引き上げ線
引き上げ線(ひきあげせん)とは、停車場において、列車や車両の方向転換や入れ換えを行うために、一時的に本線から列車(車両)を引き上げるための側線のことをいう。
概要
引き上げ線が作られる理由として、
- 列車の終着駅において本線を支障せずに折り返しを行うため
- 入換のために引き上げることのできる本線や側線がないため
- スイッチバック駅(または信号場)において列車が本線から構内に直接進入できないため
- 増解結用車両の待機場所として
などが挙げられる。
電車区間、特に民鉄では、ダイヤ作成の際に折り返し列車を設定する場合、ほとんどの場合は引き上げ線で折り返すようにしている。

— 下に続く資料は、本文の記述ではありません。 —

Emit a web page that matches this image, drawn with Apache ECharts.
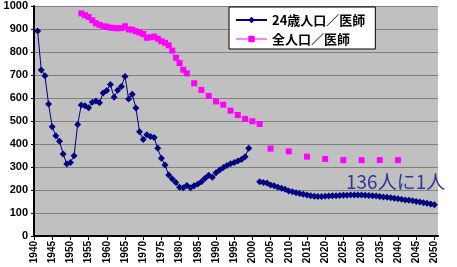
<!DOCTYPE html>
<html>
<head>
<meta charset="utf-8">
<script src="https://cdn.jsdelivr.net/npm/echarts@6/dist/echarts.min.js"></script>
<style>
html, body {margin: 0; padding: 0; background: #fff;}
#chart_1 {width: 457px; height: 267px;}
</style>
</head>
<body>
<div id="chart_1"></div>
<script>
// 24歳人口／医師 : 1941-1999 (yearly), then 2002-2050 (projection)
var youngStart1 = 1941;
var youngValues1 = [891, 722, 697, 574, 475, 436, 412, 357, 313, 320,
    349, 485, 570, 566, 558, 581, 587, 579, 622, 633,
    659, 603, 634, 650, 694, 596, 616, 556, 453, 420,
    440, 433, 428, 381, 338, 309, 265, 248, 233, 212,
    210, 220, 210, 219, 226, 236, 251, 264, 255, 275,
    287, 298, 307, 314, 320, 326, 333, 345, 381];
var youngStart2 = 2002;
var youngValues2 = [236, 233, 230, 222, 218, 212, 208, 203, 196,
    192, 188, 185, 181, 178, 175, 173, 172, 172, 173,
    174, 175, 175, 176, 177, 177, 178, 178, 178, 178,
    177, 176, 175, 174, 172, 170, 168, 166, 164, 162,
    160, 157, 155, 153, 150, 148, 145, 142, 139, 136];

// 全人口／医師
var allYears = [1953, 1954, 1955, 1956, 1957, 1958, 1959, 1960, 1961, 1962,
    1963, 1964, 1965, 1966, 1967, 1968, 1969, 1970, 1971, 1972,
    1973, 1974, 1975, 1976, 1977, 1978, 1979, 1980, 1981, 1982,
    1984, 1986, 1988, 1990, 1992, 1994, 1996, 1998, 2000, 2002,
    2005, 2010, 2015, 2020, 2025, 2030, 2035, 2040];
var allValues = [968, 960, 952, 938, 925, 918, 912, 910, 906, 904,
    903, 904, 912, 898, 897, 890, 885, 878, 862, 864,
    867, 858, 847, 840, 829, 806, 775, 752, 723, 707,
    664, 635, 609, 585, 571, 545, 526, 509, 499, 487,
    380, 368, 345, 335, 330, 330, 330, 330];

var seriesNames = ['24歳人口／医師', '全人口／医師'];
var noteText = '136人に1人';

var youngData = [];
for (var i = 0; i < youngValues1.length; i++) {
    youngData.push([youngStart1 + i, youngValues1[i]]);
}
youngData.push([2000, null]);
for (var j = 0; j < youngValues2.length; j++) {
    youngData.push([youngStart2 + j, youngValues2[j]]);
}
var allData = [];
for (var k = 0; k < allYears.length; k++) {
    allData.push([allYears[k], allValues[k]]);
}

var myChart = echarts.init(document.getElementById('chart_1'));
var option = {
    backgroundColor: '#ffffff',
    animation: false,
    grid: {
        left: 34,
        top: 6,
        right: 19,
        bottom: 31,
        show: true,
        backgroundColor: '#c0c0c0',
        borderWidth: 0
    },
    legend: {
        orient: 'vertical',
        left: 229,
        top: 7,
        padding: [6, 10, 3, 6],
        itemGap: 5,
        itemWidth: 31,
        itemHeight: 8,
        backgroundColor: '#ffffff',
        borderColor: '#000000',
        borderWidth: 1,
        borderRadius: 0,
        textStyle: {
            fontFamily: 'Noto Sans CJK JP',
            fontWeight: 'bold',
            fontSize: 13,
            lineHeight: 14,
            color: '#000000'
        },
        data: [
            {name: seriesNames[0]},
            {name: seriesNames[1], lineStyle: {color: '#ff00ff', width: 1, opacity: 1}}
        ]
    },
    xAxis: {
        type: 'value',
        min: 1940,
        max: 2051,
        interval: 5,
        splitLine: {show: false},
        axisLine: {lineStyle: {color: '#000000', width: 2}},
        axisTick: {length: 4, lineStyle: {color: '#000000', width: 1}},
        axisLabel: {
            rotate: 90,
            margin: 5,
            fontFamily: 'Liberation Sans',
            fontWeight: 'bold',
            fontSize: 10,
            color: '#000000',
            showMaxLabel: false,
            formatter: function (v) {
                return v % 5 === 0 ? String(v) : '';
            }
        }
    },
    yAxis: {
        type: 'value',
        min: 0,
        max: 1000,
        interval: 100,
        axisLine: {show: true, lineStyle: {color: '#000000', width: 2}},
        axisTick: {show: true, length: 3, lineStyle: {color: '#000000'}},
        splitLine: {lineStyle: {color: '#808080', width: 1}},
        axisLabel: {
            margin: 6,
            fontFamily: 'Liberation Sans',
            fontWeight: 'bold',
            fontSize: 11,
            color: '#000000',
            formatter: function (v) {
                return String(v);
            }
        }
    },
    graphic: [{
        type: 'text',
        left: 346,
        top: 172,
        style: {
            text: noteText,
            fontFamily: 'Noto Sans CJK JP',
            fontSize: 19,
            fill: '#333399'
        }
    }],
    series: [
        {
            name: seriesNames[0],
            type: 'line',
            data: youngData,
            connectNulls: false,
            symbol: 'diamond',
            symbolSize: 7,
            itemStyle: {color: '#000080'},
            lineStyle: {color: '#000080', width: 1},
            emphasis: {disabled: true}
        },
        {
            name: seriesNames[1],
            type: 'line',
            data: allData,
            symbol: 'rect',
            symbolSize: 6,
            itemStyle: {color: '#ff00ff'},
            lineStyle: {opacity: 0},
            emphasis: {disabled: true},
            z: 3
        }
    ]
};

myChart.setOption(option);
</script>
</body>
</html>
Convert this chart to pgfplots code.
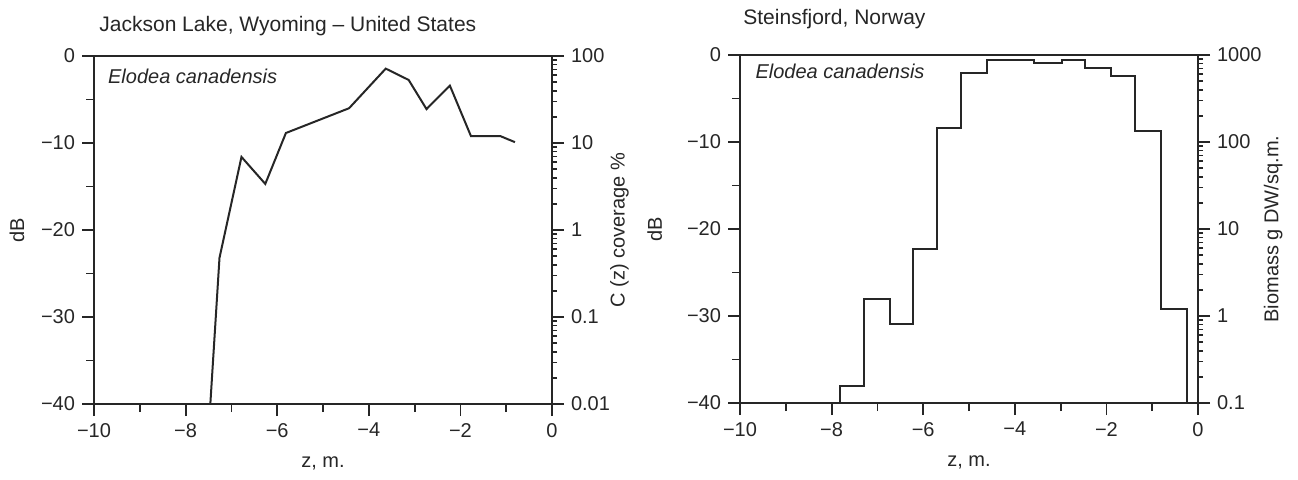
\documentclass[border=0pt]{standalone}
\usepackage{fontspec}
\setmainfont{Liberation Sans}
\usepackage{pgfplots}
\pgfplotsset{compat=1.18}

% depth profiles, dB vs depth z
\pgfplotstableread{
z db
-7.46 -40
-7.26 -23.2
-6.78 -11.6
-6.26 -14.7
-5.81 -8.85
-4.43 -6.0
-3.63 -1.45
-3.13 -2.75
-2.74 -6.1
-2.23 -3.4
-1.77 -9.2
-1.13 -9.2
-0.81 -9.9
}\jackson

\pgfplotstableread{
z db
-7.81 -40
-7.81 -38.0
-7.29 -28.1
-6.73 -30.9
-6.22 -22.3
-5.70 -8.4
-5.17 -2.1
-4.61 -0.53
-3.58 -0.9
-2.98 -0.53
-2.47 -1.55
-1.90 -2.46
-1.37 -8.7
-0.80 -29.2
-0.23 -40
}\steins

\pgfplotsset{
  base/.style={
    scale only axis, width=229pt, height=174pt,
    axis line style={line width=1pt, black!85},
    every tick/.style={line width=0.9pt, black!85},
    tick align=outside,
    major tick length=6pt, minor tick length=4pt,
    tick label style={font=\fontsize{10}{12}\selectfont, text=black!85},
    label style={font=\fontsize{10}{12}\selectfont, text=black!85},
  },
  dbaxis/.style={
    base,
    xmin=-10, xmax=0, ymin=-40, ymax=0,
    xtick={-10,-8,...,0}, xticklabels={−10,−8,−6,−4,−2,0},
    minor xtick={-9,-7,...,-1},
    ytick={-40,-30,...,0}, yticklabels={−40,−30,−20,−10,0},
    minor ytick={-35,-25,-15,-5},
    xtick pos=bottom, ytick pos=left,
    xlabel={z, m.}, ylabel={dB},
    xlabel style={at={(axis description cs:0.5,-0.172)}, anchor=center},
  },
  logaxis/.style={
    base,
    xmin=-10, xmax=0,
    axis y line*=right, hide x axis,
    minor tick length=2.5pt,
  },
}

\begin{document}
\begin{tikzpicture}
\path[use as bounding box] (0,0) rectangle (649pt,-239.5pt);

% Jackson Lake
\begin{axis}[dbaxis, at={(47pt,-202pt)}, anchor=south west,
  ylabel style={at={(axis description cs:-0.168,0.5)}, anchor=center}]
  \addplot[line width=1pt, black!85] table[x=z, y=db] {\jackson};
  \node[anchor=west, inner sep=0pt, font=\fontsize{10}{12}\selectfont\itshape, text=black!85]
    at (rel axis cs:0.03,0.942) {Elodea canadensis};
\end{axis}
\begin{axis}[ymode=log, logaxis, at={(47pt,-202pt)}, anchor=south west,
  ymin=0.01, ymax=100,
  ytick={0.01,0.1,1,10,100}, yticklabels={0.01,0.1,1,10,100},
  minor ytick={0.02,0.03,0.04,0.05,0.06,0.07,0.08,0.09,0.2,0.3,0.4,0.5,0.6,0.7,0.8,0.9,2,3,4,5,6,7,8,9,20,30,40,50,60,70,80,90},
  ylabel={C (z) coverage \%},
  ylabel style={at={(axis description cs:1.147,0.5)}, anchor=center}]
  \addplot[draw=none] coordinates {(-5,1)};
\end{axis}

% Steinsfjord
\begin{axis}[dbaxis, at={(370pt,-201.5pt)}, anchor=south west,
  ylabel style={at={(axis description cs:-0.186,0.5)}, anchor=center}]
  \addplot[const plot, line width=1pt, black!85] table[x=z, y=db] {\steins};
  \node[anchor=west, inner sep=0pt, font=\fontsize{10}{12}\selectfont\itshape, text=black!85]
    at (rel axis cs:0.033,0.954) {Elodea canadensis};
\end{axis}
\begin{axis}[ymode=log, logaxis, at={(370pt,-201.5pt)}, anchor=south west,
  ymin=0.1, ymax=1000,
  ytick={0.1,1,10,100,1000}, yticklabels={0.1,1,10,100,1000},
  minor ytick={0.2,0.3,0.4,0.5,0.6,0.7,0.8,0.9,2,3,4,5,6,7,8,9,20,30,40,50,60,70,80,90,200,300,400,500,600,700,800,900},
  ylabel={Biomass g DW/sq.m.},
  ylabel style={at={(axis description cs:1.164,0.5)}, anchor=center}]
  \addplot[draw=none] coordinates {(-5,1)};
\end{axis}

\node[anchor=base west, inner sep=0pt, font=\fontsize{10.5}{12}\selectfont, text=black!85]
  at (49.5pt,-15.5pt) {Jackson Lake, Wyoming -- United States};
\node[anchor=base west, inner sep=0pt, font=\fontsize{10.5}{12}\selectfont, text=black!85]
  at (371.5pt,-12pt) {Steinsfjord, Norway};
\end{tikzpicture}
\end{document}
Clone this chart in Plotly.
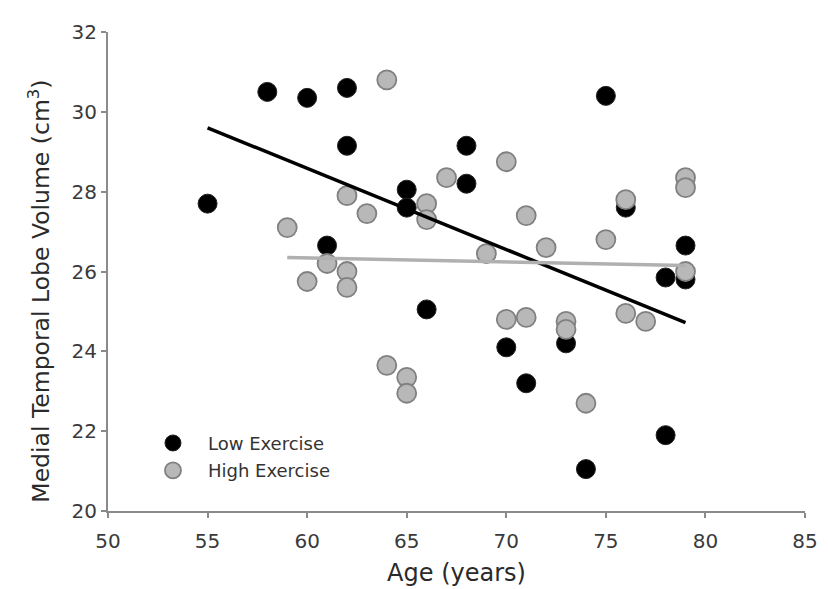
import plotly.graph_objects as go

# Low exercise group
low_age = [55, 58, 60, 62, 62, 61, 65, 65, 66, 68, 68, 70, 71, 73, 74, 75, 76, 78, 78, 79, 79]
low_vol = [27.7, 30.5, 30.35, 30.6, 29.15, 26.65, 28.05, 27.6, 25.05, 29.15, 28.2, 24.1, 23.2, 24.2, 21.05, 30.4, 27.6, 25.85, 21.9, 26.65, 25.8]

# High exercise group
high_age = [59, 60, 61, 62, 62, 62, 63, 64, 64, 65, 65, 66, 66, 67, 69, 70, 70, 71, 71, 72, 73, 73, 74, 75, 76, 76, 77, 79, 79, 79]
high_vol = [27.1, 25.75, 26.2, 27.9, 26.0, 25.6, 27.45, 30.8, 23.65, 23.35, 22.95, 27.7, 27.3, 28.35, 26.45, 28.75, 24.8, 27.4, 24.85, 26.6, 24.75, 24.55, 22.7, 26.8, 27.8, 24.95, 24.75, 28.35, 28.1, 26.0]

# Regression line endpoints
low_fit_x = [55, 79]
low_fit_y = [29.6, 24.72]
high_fit_x = [59, 79]
high_fit_y = [26.35, 26.15]

x_ticks = [50, 55, 60, 65, 70, 75, 80, 85]
y_ticks = [20, 22, 24, 26, 28, 30, 32]

x_title = "Age (years)"
y_title = "Medial Temporal Lobe Volume (cm<sup>3</sup>)"

FONT = "DejaVu Sans, Liberation Sans, Arial, sans-serif"

fig = go.Figure()
fig.add_trace(go.Scatter(
    x=low_age, y=low_vol, mode="markers", name="Low Exercise",
    legendgroup="low",
    marker=dict(size=19, color="#000000", line=dict(color="#222222", width=1)),
))
fig.add_trace(go.Scatter(
    x=high_age, y=high_vol, mode="markers", name="High Exercise",
    legendgroup="high",
    marker=dict(size=19, color="#b8b8b8", line=dict(color="#808080", width=1.8)),
))
fig.add_trace(go.Scatter(
    x=low_fit_x, y=low_fit_y, mode="lines", showlegend=False,
    line=dict(color="#000000", width=3.5),
))
fig.add_trace(go.Scatter(
    x=high_fit_x, y=high_fit_y, mode="lines", showlegend=False,
    line=dict(color="#b0b0b0", width=3.5),
))

axis_common = dict(
    showgrid=False, zeroline=False, showline=True, linecolor="#8a8a8a", linewidth=2,
    ticks="outside", ticklen=5, tickcolor="#8a8a8a", tickwidth=1.5,
    tickfont=dict(family=FONT, size=20, color="#3a3a3a"),
    title_font=dict(family=FONT, size=24, color="#2a2a2a"),
)

fig.update_layout(
    width=828, height=589,
    margin=dict(l=100, r=31, t=16, b=86),
    paper_bgcolor="white", plot_bgcolor="white",
    xaxis=dict(range=[50, 85], tickvals=x_ticks, ticklabelstandoff=6,
               title=dict(text=x_title, standoff=12), **axis_common),
    yaxis=dict(range=[20, 32], tickvals=y_ticks, **axis_common),
    legend=dict(
        x=0.043, y=0.18, xanchor="left", yanchor="top",
        bgcolor="rgba(255,255,255,0.9)", traceorder="grouped", tracegroupgap=1,
        itemwidth=60,
        font=dict(family=FONT, size=18, color="#333333"),
    ),
    showlegend=True,
    annotations=[dict(
        text=y_title, textangle=-90, xref="paper", yref="paper",
        x=-0.0976, y=0.46, xanchor="center", yanchor="middle", showarrow=False,
        font=dict(family=FONT, size=23.5, color="#2a2a2a"),
    )],
)

fig.write_html("out.html")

JRでも、鶴見駅・尼崎駅・神戸駅・城陽駅のように、引き上げ線で折り返す列車が設定されている駅がある。また、高槻駅・厄神駅のように、車両基地への連絡線を引き上げ線として使う場合もある。
設置方法としては複線(複々線)の場合、上下線の間に中線を設置するパターンが大半を占めるが、単線区間の駅にあるように本線(上下線)の横(左右どちらか一方または両側)に設置されるパターンもある(近鉄の主要駅など)。ただこの方法の場合は出庫または入庫の際に線路を列車が横断する関係上、対向の本線までも塞いでしまうため、ダイヤ上のネックになることがある。
設置される本数はほとんどが1線だが規模の大きい駅では2線以上設置される場合もあり、駅の両端に引上げ線を設置する駅もある。(京阪本線樟葉駅など)
引上げ線はほとんどの場合が線路の末端は行き止まりになっているが、両端とも本線の線路とつながっている個所も存在する。(阪急神戸本線御影駅 - 六甲駅間など)
設置条件
設置場所については、列車が到着した方向のままで、そのまま引き上げることのできる配置が良いとされている。到着した時の向きのまま入ることができる配線なら列車の向きを変える作業(エンド交換)が1回(引き上げ線内での作業)で済むのに対し、逆向きだと3回(到着した線路上、引き上げ線内、出発する線路上)のエンド交換をしなければならず、それだけ手間と時間がかかるためである。但し、これは必須条件というわけではなく、京成津田沼駅において逆向きの引き上げ線を使用した3回のエンド交換を要する折り返しが日常的に行われているという例もある。
また、最低限の条件としてすべての引き上げ線が上り線、下り線どちらからも出入り可能であることが求められる。